I grew up with electronic calculators and while I remember my uncle having a slide rule that I played with as a kid (didn’t know what it was at the time…it was just a neat looking thing with slide-y bits and numbers printed on it), I never used one until I got my first one in high school.

One day, at the end of one of my high school math classes, I noticed the teacher using something that wasn’t a calculator to work out the grades on a test we just had. Intrigued, I went over and asked about it. He was using a slide rule, showed me some basic operations on it. He was calculating percentages faster on his slide rule than using a calculator. I thought it was just the neatest thing in the world.
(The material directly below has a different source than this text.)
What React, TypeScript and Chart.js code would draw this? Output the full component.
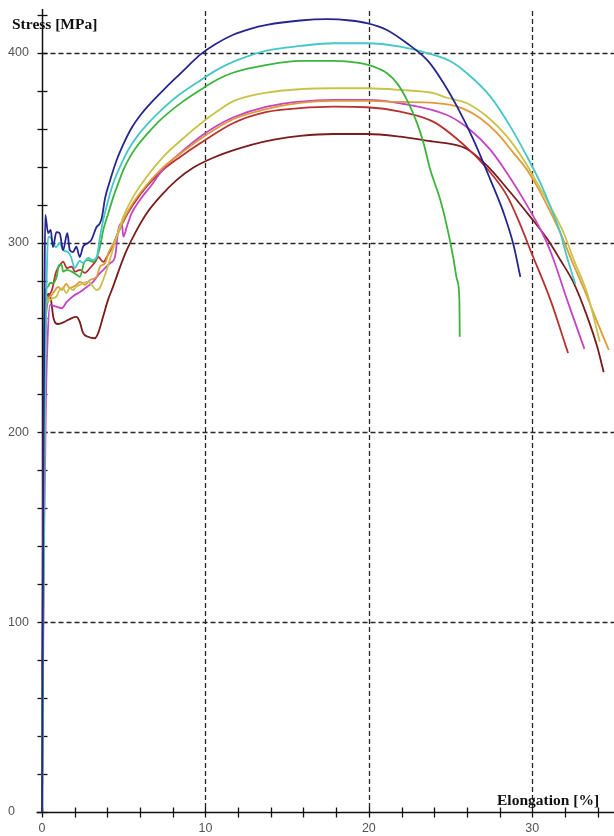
import React, { useEffect, useRef } from "react";
import { Chart, registerables } from "chart.js";
Chart.register(...registerables);

type P = [number, number];

// axis settings
const xTickLabels = [0, 10, 20, 30];
const yTickLabels = [0, 100, 200, 300, 400];
const xMinorStep = 2;
const yMinorStep = 20;
const xMax = 35;
const yMax = 422;
const xTitle = "Elongation [%]";
const yTitle = "Stress [MPa]";

// series: [elongation %, stress MPa]
const navy: P[] = [[0,0],[0.03,59],[0.09,190.7],[0.15,269.8],[0.2,314.6],[0.37,305],[0.53,306.7],[0.67,297.6],[0.88,305.5],[1.08,305],[1.29,296],[1.55,305],[1.7,296],[1.9,295],[2.1,297.8],[2.31,292.4],[2.51,297.8],[2.82,299.8],[3.02,301.4],[3.33,308.1],[3.53,310],[3.66,313],[3.86,323.4],[4.16,332.6],[4.57,343.5],[4.96,351.5],[5.49,360.5],[6.1,368],[6.71,374],[7.5,381],[8.22,387],[9.0,393.5],[9.68,399],[10.6,404.5],[11.7,409.5],[12.7,412.5],[13.76,414.7],[15.8,417],[17.43,417.7],[18.86,417],[19.88,415.6],[21.1,412],[22.33,405],[23.56,396.2],[24.37,386.7],[25.4,371.6],[26.41,354],[27.44,333],[28.25,315.5],[28.86,298.5],[29.27,281.9]];
const cyan: P[] = [[0,0],[0.06,85.4],[0.15,190.7],[0.24,259.2],[0.29,281.9],[0.37,303],[0.55,302.5],[0.67,299.8],[0.86,297.6],[1.08,299.8],[1.29,296],[1.59,295],[1.78,292.4],[2.0,286.6],[2.31,290.3],[2.51,289.3],[2.82,291.9],[3.12,290.8],[3.35,292.4],[3.55,303],[3.75,312],[4.06,322.6],[4.37,331.5],[4.78,340],[5.29,349],[5.8,355.7],[6.41,362],[7.2,369],[8.33,377.5],[9.68,385.4],[10.7,391],[11.72,395.3],[13.76,401.1],[15.8,403.6],[17.84,405],[19.88,405],[21.92,403.2],[23.96,398.9],[24.99,395.5],[26.0,389.2],[27.44,376.9],[28.66,361.1],[29.68,345.3],[30.5,331.3],[31.11,318.9],[31.72,305],[32.1,293],[32.64,278]];
const green: P[] = [[0,0],[0.06,85.4],[0.12,190.7],[0.17,271.5],[0.37,276.8],[0.49,278.7],[0.67,278.7],[0.9,282],[1.04,288.2],[1.21,288.2],[1.29,284.7],[1.51,285.6],[1.82,284.7],[2.13,283],[2.31,282],[2.61,290],[2.82,290.8],[3.12,289.8],[3.37,292.6],[3.55,297.9],[3.75,306.7],[4.06,315.5],[4.37,324.2],[4.67,331.3],[4.98,338.3],[5.39,345.3],[5.9,351.8],[6.41,357],[7.23,364.5],[8.57,374],[9.68,380.4],[10.7,385.8],[11.72,389.6],[13.76,393.6],[15.8,395.7],[17.84,395.7],[19.27,394.8],[20.29,392.7],[21.11,389.2],[21.72,384],[22.33,375.2],[22.95,362.9],[23.35,352.3],[23.76,338.3],[24.37,322.5],[24.78,308.4],[25.19,290.8],[25.4,280.3],[25.54,269.8],[25.56,250.4]];
const yellow: P[] = [[0,0],[0.06,85.4],[0.15,190.7],[0.21,254],[0.26,268],[0.47,269.8],[0.67,270.7],[0.88,271.5],[1.08,275],[1.29,276],[1.49,273.3],[1.7,276],[1.9,275],[2.1,276.8],[2.31,277.7],[2.51,278.6],[2.82,279.4],[3.12,276.8],[3.33,275],[3.53,276],[3.74,280.3],[3.96,285.6],[4.27,294.4],[4.57,303.1],[4.98,313.7],[5.59,324.2],[6.41,334.7],[7.43,345.3],[8.45,353.5],[9.68,362.5],[10.7,369],[11.72,374.5],[13.76,379],[15.8,380.8],[17.84,381.3],[19.88,381.3],[21.92,380.4],[23.96,378.7],[24.78,376.3],[26.0,373.4],[27.23,366.4],[28.46,355.8],[29.48,343.5],[30.3,331.3],[31.11,318.9],[31.93,304.9],[32.54,290.9],[33.36,273.3],[34.13,247.8]];
const orange: P[] = [[0,0],[0.06,85.4],[0.12,174.9],[0.18,227.6],[0.24,259.2],[0.34,269.8],[0.49,271.4],[0.73,274],[0.98,276.6],[1.22,275],[1.47,278.2],[1.71,276.1],[2.02,277.2],[2.33,279.3],[2.63,277.7],[2.94,280.3],[3.35,282.1],[3.55,287.3],[3.86,289.1],[4.06,294.4],[4.37,299.6],[4.67,304.9],[4.98,311.9],[5.57,321],[6.43,330.6],[7.41,339.6],[8.45,346.7],[9.68,354.6],[11.72,365.1],[13.76,370.4],[15.8,373.6],[17.84,374.6],[19.88,374.6],[21.92,374.1],[23.96,373.6],[24.99,372.5],[25.8,370.4],[26.82,365.5],[27.85,357.6],[28.86,347.1],[29.68,338.3],[30.3,329.5],[30.99,318.2],[31.72,305.1],[32.4,290.8],[33.19,275],[33.87,260.3],[34.68,243.4]];
const magenta: P[] = [[0,0],[0.12,138],[0.24,217.1],[0.34,248.7],[0.49,267.1],[0.9,266.2],[1.21,265.4],[1.51,268.7],[1.92,271.9],[2.33,274],[2.74,276.6],[3.14,279.4],[3.45,283],[3.75,285.6],[4.16,289.1],[4.47,292.6],[4.67,306.7],[4.88,310.2],[4.98,303.1],[5.19,308.4],[5.49,315.5],[6.0,322.6],[6.72,330.5],[7.43,339],[8.45,347.1],[9.68,355.7],[10.7,361.5],[11.72,366],[13.76,371.6],[15.8,374.3],[17.84,375.2],[19.88,375.2],[21.92,373.4],[24.78,367.2],[26.21,359.3],[27.44,348.8],[28.46,336.5],[29.48,322.5],[30.3,310.2],[30.91,299.6],[31.31,290.8],[32.13,269.8],[33.19,244]];
const red: P[] = [[0,0],[0.06,111.7],[0.12,206.5],[0.21,254],[0.37,269.8],[0.61,275],[0.86,284.5],[1.1,288.2],[1.3,290],[1.51,286.6],[1.82,287.3],[2.02,284.7],[2.33,285.6],[2.63,284],[2.94,286.6],[3.25,289.8],[3.45,292.4],[3.74,289.8],[4.04,293.5],[4.35,298.8],[4.65,305.2],[5.02,311.9],[5.57,319.9],[6.43,329.8],[7.41,338.3],[8.45,345.1],[9.68,352.3],[11.72,363],[13.76,368.8],[15.8,370.8],[17.84,371.6],[19.88,371.3],[21.92,369],[23.96,363.6],[26.0,350],[27.23,339],[28.46,324.6],[29.27,309.3],[29.88,296.1],[31.11,269.8],[32.19,241.8]];
const brown: P[] = [[0,0],[0.04,111.7],[0.09,217],[0.15,259.2],[0.24,269.8],[0.4,272.9],[0.55,269.8],[0.7,260.3],[0.98,257.1],[1.39,258.3],[1.79,260.1],[2.1,260.8],[2.31,258.2],[2.51,252.4],[2.82,250.4],[3.23,249.6],[3.43,252.2],[3.74,261],[4.04,269.8],[4.35,276.8],[4.78,287.2],[5.19,296.1],[5.8,306.7],[6.41,315.5],[7.23,324.2],[8.25,333],[9.27,339.5],[10.3,344],[11.5,348],[12.8,351.5],[14.2,354.2],[15.8,356.2],[17.84,357.2],[19.88,357.2],[21.92,355.8],[23.96,353.2],[24.99,352],[26.0,349.3],[27.23,340.5],[28.46,328.5],[29.93,313],[30.91,302],[31.72,290.8],[32.54,278.6],[33.36,261],[33.97,245.2],[34.37,231.7]];

const seriesList = [
  { data: navy, color: "#25258f" },
  { data: cyan, color: "#46c6c6" },
  { data: green, color: "#3cb43c" },
  { data: yellow, color: "#c9c24a" },
  { data: orange, color: "#e09a3a" },
  { data: magenta, color: "#c444c4" },
  { data: red, color: "#b83030" },
  { data: brown, color: "#7a1c1c" },
];

const numFont = "12.5px 'Liberation Sans', Arial, sans-serif";
const titleFont = "bold 15.5px 'Liberation Serif', 'Times New Roman', serif";

const decor = {
  id: "decor",
  beforeDatasetsDraw(chart: any) {
    const { ctx, chartArea: a } = chart;
    const xs = chart.scales.x;
    const ys = chart.scales.y;
    const x0 = Math.round(xs.getPixelForValue(0)) + 0.5;
    const y0 = Math.round(ys.getPixelForValue(0)) + 0.5;
    ctx.save();
    ctx.strokeStyle = "#262626";
    ctx.lineWidth = 1.3;
    ctx.setLineDash([5, 3]);
    for (const v of xTickLabels) {
      if (v <= 0) continue;
      const p = Math.round(xs.getPixelForValue(v)) + 0.5;
      ctx.beginPath();
      ctx.moveTo(p, a.top);
      ctx.lineTo(p, y0);
      ctx.stroke();
    }
    for (const v of yTickLabels) {
      if (v <= 0) continue;
      const p = Math.round(ys.getPixelForValue(v)) + 0.5;
      ctx.beginPath();
      ctx.moveTo(x0, p);
      ctx.lineTo(a.right, p);
      ctx.stroke();
    }
    ctx.setLineDash([]);
    ctx.strokeStyle = "#111";
    ctx.lineWidth = 1.5;
    ctx.beginPath();
    ctx.moveTo(x0 - 6, y0);
    ctx.lineTo(a.right, y0);
    ctx.moveTo(x0, y0);
    ctx.lineTo(x0, a.top - 2);
    ctx.stroke();
    ctx.lineWidth = 1.3;
    for (let v = 0; v <= xMax + 1e-6; v += xMinorStep) {
      const p = Math.round(xs.getPixelForValue(v)) + 0.5;
      ctx.beginPath();
      ctx.moveTo(p, y0 - 5);
      ctx.lineTo(p, y0 + 5);
      ctx.stroke();
    }
    for (let v = 0; v <= yMax + 1e-6; v += yMinorStep) {
      const p = Math.round(ys.getPixelForValue(v)) + 0.5;
      ctx.beginPath();
      ctx.moveTo(x0 - 5, p);
      ctx.lineTo(x0 + 5, p);
      ctx.stroke();
    }
    ctx.restore();
  },
  afterDraw(chart: any) {
    const { ctx } = chart;
    const xs = chart.scales.x;
    const ys = chart.scales.y;
    const y0 = ys.getPixelForValue(0);
    ctx.save();
    ctx.font = numFont;
    ctx.fillStyle = "#555";
    ctx.textBaseline = "middle";
    ctx.textAlign = "left";
    for (const v of yTickLabels) {
      ctx.fillText(String(v), 8, ys.getPixelForValue(v));
    }
    ctx.textAlign = "center";
    for (const v of xTickLabels) {
      ctx.fillText(String(v), xs.getPixelForValue(v), y0 + 17);
    }
    ctx.font = titleFont;
    ctx.fillStyle = "#111";
    ctx.textAlign = "left";
    ctx.fillText(yTitle, 12, 25);
    ctx.fillText(xTitle, 497, y0 - 11);
    ctx.restore();
  },
};

export default function App() {
  const ref = useRef<HTMLCanvasElement | null>(null);
  useEffect(() => {
    if (!ref.current) return;
    const chart = new Chart(ref.current, {
      type: "scatter",
      data: {
        datasets: seriesList.map((s) => ({
          data: s.data.map(([x, y]) => ({ x, y })),
          borderColor: s.color,
          backgroundColor: s.color,
          borderWidth: 1.8,
          showLine: true,
          pointRadius: 0,
          cubicInterpolationMode: "monotone" as const,
          clip: 6,
        })),
      },
      options: {
        responsive: false,
        animation: false,
        layout: { padding: { top: 11, right: 0, left: 0, bottom: 0 } },
        plugins: { legend: { display: false }, tooltip: { enabled: false } },
        events: [],
        scales: {
          x: {
            type: "linear",
            min: 0,
            max: xMax,
            grid: { display: false },
            border: { display: false },
            ticks: { display: false },
            afterFit: (s: any) => {
              s.height = 24;
            },
          },
          y: {
            type: "linear",
            min: 0,
            max: yMax,
            grid: { display: false },
            border: { display: false },
            ticks: { display: false },
            afterFit: (s: any) => {
              s.width = 42;
            },
          },
        },
      },
      plugins: [decor],
    });
    return () => chart.destroy();
  }, []);
  return (
    <div style={{ position: "fixed", left: 0, top: 0, width: 614, height: 836, background: "#fff" }}>
      <canvas ref={ref} width={614} height={836} style={{ display: "block" }} />
    </div>
  );
}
He reached into one of his desk drawers, pulled out a box, and handed it to me.

I had my first slide rule!

Ricoh No. 102 slide rule case
Ricoh No. 102 slide rule case
Ricoh No. 102 slide rule
Ricoh No. 102 slide rule

It’s a pretty simple beginner’s slide rule made of bamboo with a plastic reticle. It’s a single sided slide rule with a reversible slider. that has B/CI/C scales on one side and S/L/T scales on the other. Seems like this model would have been an inexpensive slide rule targeted at the student market.

The back side has some handy reference tables and formulas.

I taught myself how to use a slide rule and used it pretty regularly through my last year of high school and into my first couple years of undergrad. The main reason I stopped using it was that most of the problems became more symbolic, and the numeric problems I did get became complex enough that it was faster for me to use my calculator (HP-28S at the time). The slide rule stayed in the desk drawer for the rest of my undergrad and grad school.

Most of my calculations are done using spreadsheets now, but I pull the slide rule out every now and then for some quick calculations and to remind myself how to use it.